▶ Exercise prompt:
Reproduce the top of the data verbatim, through and including the line that contains "import * as".

▶ Dataset section:
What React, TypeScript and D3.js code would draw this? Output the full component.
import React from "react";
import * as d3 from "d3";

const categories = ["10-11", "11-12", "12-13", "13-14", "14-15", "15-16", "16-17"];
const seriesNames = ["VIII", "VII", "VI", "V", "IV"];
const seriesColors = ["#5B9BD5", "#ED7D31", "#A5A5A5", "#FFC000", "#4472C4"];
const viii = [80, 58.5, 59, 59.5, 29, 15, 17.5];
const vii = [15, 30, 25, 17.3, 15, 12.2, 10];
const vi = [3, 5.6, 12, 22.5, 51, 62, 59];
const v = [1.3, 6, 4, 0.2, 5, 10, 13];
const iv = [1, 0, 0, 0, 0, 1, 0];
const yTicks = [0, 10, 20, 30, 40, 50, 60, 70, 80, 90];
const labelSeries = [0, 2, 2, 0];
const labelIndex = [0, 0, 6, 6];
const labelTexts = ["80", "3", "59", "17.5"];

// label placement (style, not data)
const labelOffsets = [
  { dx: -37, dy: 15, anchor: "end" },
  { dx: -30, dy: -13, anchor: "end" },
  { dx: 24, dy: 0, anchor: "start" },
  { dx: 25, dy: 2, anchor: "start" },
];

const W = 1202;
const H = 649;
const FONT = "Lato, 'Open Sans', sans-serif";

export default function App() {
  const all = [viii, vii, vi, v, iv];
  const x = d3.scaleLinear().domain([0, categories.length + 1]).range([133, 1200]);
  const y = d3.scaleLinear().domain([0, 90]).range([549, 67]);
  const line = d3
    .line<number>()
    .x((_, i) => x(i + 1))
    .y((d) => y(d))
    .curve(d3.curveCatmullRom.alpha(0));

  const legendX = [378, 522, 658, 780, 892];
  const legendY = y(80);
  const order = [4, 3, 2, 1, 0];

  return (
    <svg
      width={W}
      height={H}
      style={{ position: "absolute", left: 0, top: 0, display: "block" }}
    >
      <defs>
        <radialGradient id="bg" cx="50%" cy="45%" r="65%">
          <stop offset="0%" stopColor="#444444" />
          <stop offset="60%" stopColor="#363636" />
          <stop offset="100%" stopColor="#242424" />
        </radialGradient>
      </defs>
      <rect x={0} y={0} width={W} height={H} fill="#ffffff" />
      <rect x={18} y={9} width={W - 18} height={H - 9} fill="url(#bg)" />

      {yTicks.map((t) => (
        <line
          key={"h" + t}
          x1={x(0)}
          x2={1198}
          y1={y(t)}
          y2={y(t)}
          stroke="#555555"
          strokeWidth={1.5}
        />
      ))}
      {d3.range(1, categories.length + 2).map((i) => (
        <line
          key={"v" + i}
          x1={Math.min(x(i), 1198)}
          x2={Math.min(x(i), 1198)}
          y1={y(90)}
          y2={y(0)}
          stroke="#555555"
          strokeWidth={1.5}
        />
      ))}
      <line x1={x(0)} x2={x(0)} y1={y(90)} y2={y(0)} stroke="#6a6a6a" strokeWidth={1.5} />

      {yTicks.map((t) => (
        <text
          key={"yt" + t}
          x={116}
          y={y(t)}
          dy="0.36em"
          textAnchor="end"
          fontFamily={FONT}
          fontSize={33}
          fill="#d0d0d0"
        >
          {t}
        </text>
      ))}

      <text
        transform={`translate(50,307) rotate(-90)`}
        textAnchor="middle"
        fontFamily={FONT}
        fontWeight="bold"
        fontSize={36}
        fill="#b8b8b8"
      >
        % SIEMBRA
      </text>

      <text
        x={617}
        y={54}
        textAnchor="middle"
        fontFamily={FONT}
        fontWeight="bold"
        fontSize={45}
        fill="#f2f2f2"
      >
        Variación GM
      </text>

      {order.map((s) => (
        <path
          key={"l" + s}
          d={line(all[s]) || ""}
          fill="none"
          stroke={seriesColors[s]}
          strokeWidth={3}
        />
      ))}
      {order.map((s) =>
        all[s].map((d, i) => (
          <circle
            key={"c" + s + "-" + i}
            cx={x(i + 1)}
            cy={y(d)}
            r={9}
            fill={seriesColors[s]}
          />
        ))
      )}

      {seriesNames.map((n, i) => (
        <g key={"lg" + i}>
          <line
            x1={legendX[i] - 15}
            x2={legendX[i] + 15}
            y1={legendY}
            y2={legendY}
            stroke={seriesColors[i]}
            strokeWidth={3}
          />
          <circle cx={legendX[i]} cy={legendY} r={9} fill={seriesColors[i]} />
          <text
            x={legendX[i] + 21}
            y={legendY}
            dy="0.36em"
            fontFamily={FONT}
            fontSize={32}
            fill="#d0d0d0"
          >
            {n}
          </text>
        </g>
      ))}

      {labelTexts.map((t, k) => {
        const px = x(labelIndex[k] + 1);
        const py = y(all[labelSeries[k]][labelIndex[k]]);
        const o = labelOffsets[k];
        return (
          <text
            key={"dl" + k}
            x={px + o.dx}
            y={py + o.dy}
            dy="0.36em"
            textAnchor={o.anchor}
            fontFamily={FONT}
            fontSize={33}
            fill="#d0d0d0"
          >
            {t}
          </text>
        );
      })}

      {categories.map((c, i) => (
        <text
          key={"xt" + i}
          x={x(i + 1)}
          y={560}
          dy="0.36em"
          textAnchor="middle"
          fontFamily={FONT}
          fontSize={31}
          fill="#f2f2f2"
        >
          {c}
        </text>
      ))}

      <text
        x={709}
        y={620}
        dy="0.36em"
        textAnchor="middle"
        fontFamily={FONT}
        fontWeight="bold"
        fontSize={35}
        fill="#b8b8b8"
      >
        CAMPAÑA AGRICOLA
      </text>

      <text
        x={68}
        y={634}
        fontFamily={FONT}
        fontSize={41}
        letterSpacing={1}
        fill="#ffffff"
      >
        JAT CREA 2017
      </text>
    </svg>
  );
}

▶ Exercise answer:
What React, TypeScript and D3.js code would draw this? Output the full component.
import React from "react";
import * as d3 from "d3";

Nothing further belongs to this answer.